Rising interest rate is no longer rumor or contestable, it is happening in full force. The Canadian bond universe returned a loss of -7% this quarter. The end of pandemic seems remote but living with it has become acceptable. And employees are in the driver 's seat for a change. This all seems like good news but then why is the stock market so volatile threatening a continued slide?
The answer may lie in global conflicts like the war in Ukraine, continuing trouble between China and USA, and the supply problems which started due to Covid and got potentially worse with Russian attack. Yet the performance of our Canadian TSX (+3.8%) has been the best this year so far. Our market is not as diversified as the US (-5.7%), so we should be careful making hasty conclusions.
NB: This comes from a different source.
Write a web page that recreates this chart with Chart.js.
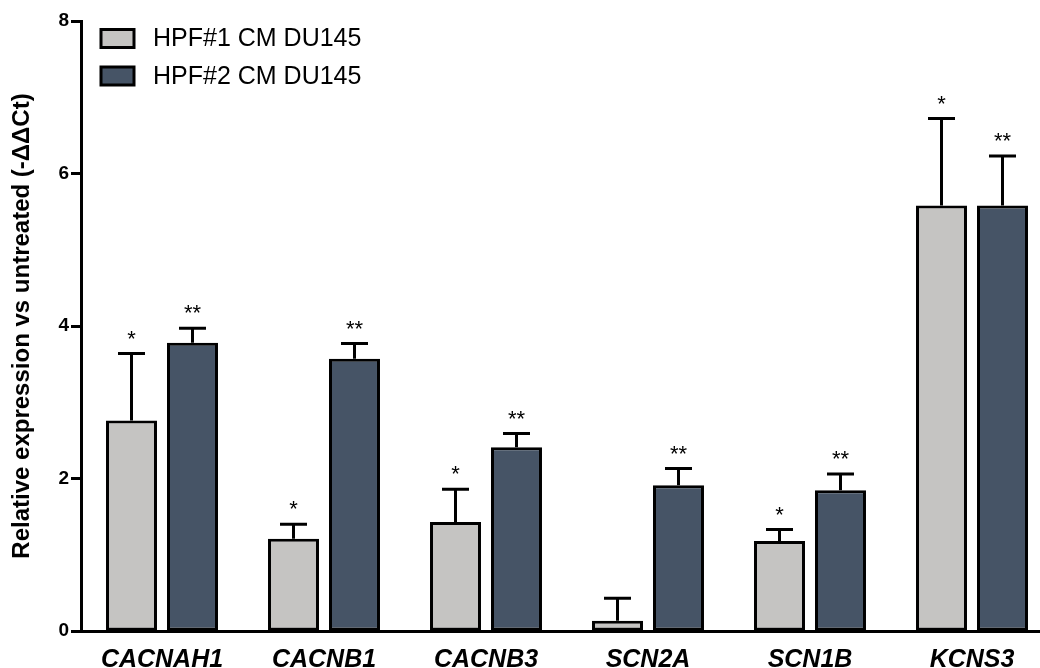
<!DOCTYPE html>
<html>
<head>
<meta charset="utf-8">
<script src="https://cdn.jsdelivr.net/npm/chart.js@4"></script>
<style>
  html, body { margin: 0; padding: 0; background: #fff; overflow: hidden; }
  #wrap { width: 1060px; height: 668px; position: relative; }
</style>
</head>
<body>
<div id="wrap"><canvas id="qpcrChart"></canvas></div>
<script>
/* =========================
   DATA
========================= */
const genes = ["CACNAH1", "CACNB1", "CACNB3", "SCN2A", "SCN1B", "KCNS3"];
const seriesNames = ["HPF#1 CM DU145", "HPF#2 CM DU145"];

const hpf1Values = [2.76, 1.21, 1.43, 0.135, 1.18, 5.58];
const hpf1Errors = [0.88, 0.19, 0.43, 0.295, 0.15, 1.14];
const hpf1Stars  = ["*", "*", "*", "", "*", "*"];

const hpf2Values = [3.78, 3.57, 2.41, 1.91, 1.845, 5.58];
const hpf2Errors = [0.19, 0.20, 0.18, 0.22, 0.215, 0.65];
const hpf2Stars  = ["**", "**", "**", "**", "**", "**"];

const yTicks = [0, 2, 4, 6, 8];

const colors = ["#c5c4c2", "#465466"];

const FONT = '"Liberation Sans", Arial, sans-serif';

/* =========================
   ERROR BARS + STARS
========================= */
const errorBarPlugin = {
  id: 'errorBars',
  afterDatasetsDraw(chart) {
    const ctx = chart.ctx;
    const y = chart.scales.y;
    chart.data.datasets.forEach((ds, di) => {
      const meta = chart.getDatasetMeta(di);
      meta.data.forEach((bar, i) => {
        const top = y.getPixelForValue(ds.data[i] + ds.errors[i]);
        ctx.save();
        ctx.strokeStyle = '#000';
        ctx.lineWidth = 3;
        ctx.beginPath();
        ctx.moveTo(bar.x, bar.y);
        ctx.lineTo(bar.x, top);
        ctx.moveTo(bar.x - 13.5, top);
        ctx.lineTo(bar.x + 13.5, top);
        ctx.stroke();

        if (ds.stars[i]) {
          ctx.fillStyle = '#000';
          ctx.font = '22px ' + FONT;
          ctx.textAlign = 'center';
          ctx.textBaseline = 'middle';
          ctx.fillText(ds.stars[i], bar.x, top - 14);
        }
        ctx.restore();
      });
    });
  }
};

/* =========================
   LEGEND (inside plot)
========================= */
const legendPlugin = {
  id: 'boxLegend',
  afterDraw(chart) {
    const ctx = chart.ctx;
    chart.data.datasets.forEach((ds, di) => {
      const bx = 101, by = 29.5 + di * 37.5;
      ctx.save();
      ctx.fillStyle = ds.backgroundColor;
      ctx.fillRect(bx, by, 33, 18);
      ctx.strokeStyle = '#000';
      ctx.lineWidth = 3;
      ctx.strokeRect(bx, by, 33, 18);
      ctx.fillStyle = '#000';
      ctx.font = '25px ' + FONT;
      ctx.textAlign = 'left';
      ctx.textBaseline = 'middle';
      ctx.fillText(ds.label, 153, by + 10);
      ctx.restore();
    });
  }
};

/* =========================
   CHART
========================= */
const ctx = document.getElementById('qpcrChart').getContext('2d');

const chart = new Chart(ctx, {
  type: 'bar',
  data: {
    labels: genes,
    datasets: [
      {
        label: seriesNames[0],
        data: hpf1Values,
        errors: hpf1Errors,
        stars: hpf1Stars,
        backgroundColor: colors[0],
        borderColor: '#000',
        borderWidth: 3,
        borderSkipped: false
      },
      {
        label: seriesNames[1],
        data: hpf2Values,
        errors: hpf2Errors,
        stars: hpf2Stars,
        backgroundColor: colors[1],
        borderColor: '#000',
        borderWidth: 3,
        borderSkipped: false
      }
    ]
  },
  options: {
    responsive: true,
    maintainAspectRatio: false,
    animation: false,
    categoryPercentage: 0.753,
    barPercentage: 0.836,
    layout: {
      padding: { top: 21, right: 7, left: 8, bottom: 0 }
    },
    plugins: {
      legend: { display: false },
      tooltip: { enabled: false }
    },
    scales: {

      /* X AXIS */
      x: {
        grid: { display: false, drawTicks: false },
        border: { color: '#000', width: 3 },
        ticks: {
          color: '#000',
          padding: 14,
          maxRotation: 0,
          font: { family: FONT, size: 25, weight: 'bold', style: 'italic' }
        },
        afterFit: (scale) => { scale.height = 37; }
      },

      /* Y AXIS */
      y: {
        min: 0,
        max: 8,
        afterBuildTicks: (scale) => {
          scale.ticks = yTicks.map(v => ({ value: v }));
        },
        grid: {
          drawOnChartArea: false,
          drawTicks: true,
          tickLength: 10,
          tickWidth: 3,
          tickColor: '#000'
        },
        border: { color: '#000', width: 3 },
        ticks: {
          color: '#000',
          padding: 2,
          font: { family: FONT, size: 19, weight: 'bold' }
        },
        title: {
          display: true,
          text: 'Relative expression vs untreated (-ΔΔCt)',
          color: '#000',
          padding: { top: 0, bottom: 10 },
          font: { family: FONT, size: 24, weight: 'bold' }
        },
        afterFit: (scale) => { scale.width = 73; }
      }
    }
  },
  plugins: [errorBarPlugin, legendPlugin]
});
</script>
</body>
</html>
Most forecasters calling for a doom and gloom recommend buying oil and gold to prosper avoiding high growth tech sectors. History is not kind to investors who invest primarily in such resources.
When investors become nervous as now, they gravitate towards banks, utilities and telecom. This dividend paying bunch is doing well but not enough to compensate for the losses in technology stocks. This however may be a short term reaction if rates keep marching higher. Experts are quite divided on this issue. Some see global economic slowdown spilling into North America which would stop central bankers from further tightening or raising rates. Others forecast years of high inflation and higher rates.
Both camps make sense. It may turn out that the next few quarters will see higher inflation, growth and rates followed by a slowdown back into the Goldie Lock scenario of slow but steady growth bringing technology back into focus. This sector has been and will continue to be a solution rather than a problem.
Uncertainty like this makes investment decisions difficult and volatility high. Nimble trading may be required as 2022 unfolds.